These stars typically lose their hydrogen-filled outer layers quickly, leaving their super-hot and extremely bright helium-burning cores exposed. The astronomers behind the new study thought that they would see twin lobes of gas flowing from opposite sides of NaSt1, but instead, Hubble showed them a pancake-shaped, two trillion mile wide disk of gas encircling the star.
Lead investigator Jon Mauerhan of the University of California, Berkeley and his colleague, who published their findings online in the Monthly Notices of the Royal Astronomical Society on May 21, believe that the disk may have formed from previously undetected companion star that dined on the outer envelope of the newly-formed Wolf-Rayet star.
Possible models of Wolf-Rayet star formation
“We were excited to see this disk-like structure because it may be evidence for a Wolf-Rayet star forming from a binary interaction,” Mauerhan said in a statement. “There are very few examples in the galaxy of this process in action because this phase is short-lived, perhaps lasting only a hundred thousand years, while the timescale over which a resulting disk is visible could be only ten thousand years or less.”
He and his co-authors believe that the massive star would have evolved very quickly, swelling up as it starts to exhaust its supply of hydrogen. The outer hydrogen envelope would start becoming vulnerable to gravitational stripping by a nearby companion star. As a result, this star would start gaining mass, and the original would lose its hydrogen envelope, exposing its helium core.
This is one way that scientists believe that Wolf-Rayet stars form. Another takes place when a massive star ejects its hydrogen envelope through a strong stellar wind streaming with charged particles, NASA explained. The binary interaction model is gaining acceptance because of the realization that at least 70 percent of all massive stars are members of double-star systems, and the direct mass model along cannot account for the number of Wolf-Rayet stars.

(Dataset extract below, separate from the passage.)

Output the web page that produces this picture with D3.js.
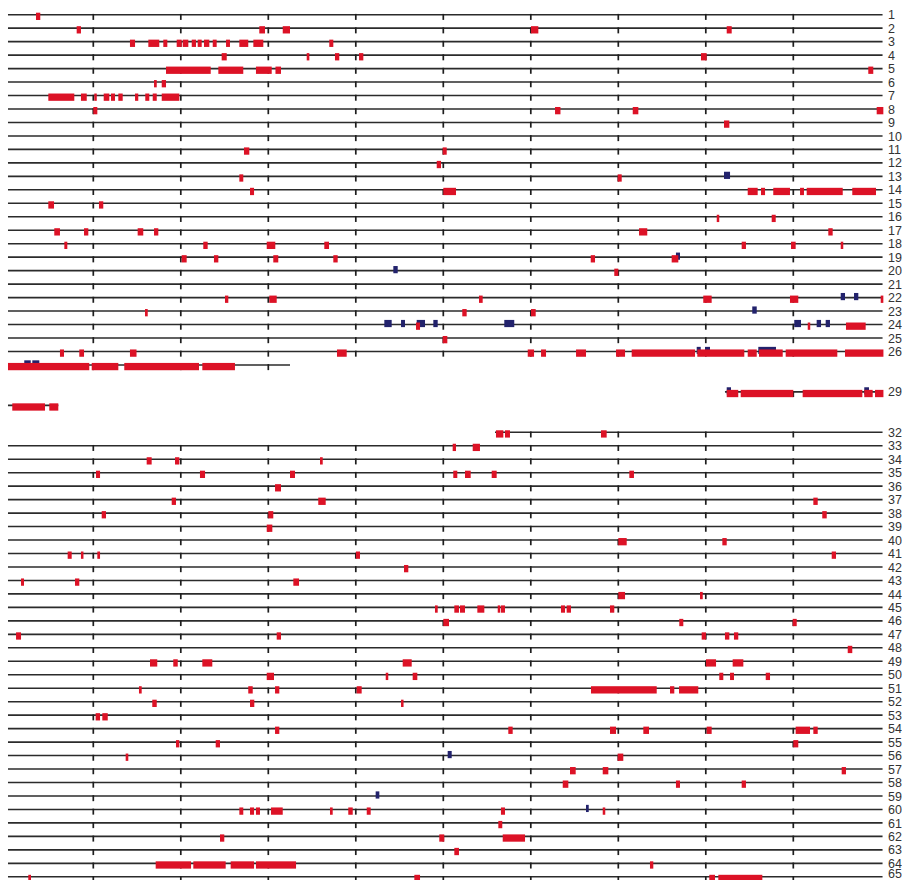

However, the mass exchange that takes place in the binary interaction model is not always very efficient, the US space agency added, and some of the stripped matter can spill out and form a disk around the binary. Mauerhan believes that this is the what’s happening in this case, as his team things that “there is a Wolf-Rayet star buried in the nebula” and that the nebula itself “is being created by this mass-transfer process.”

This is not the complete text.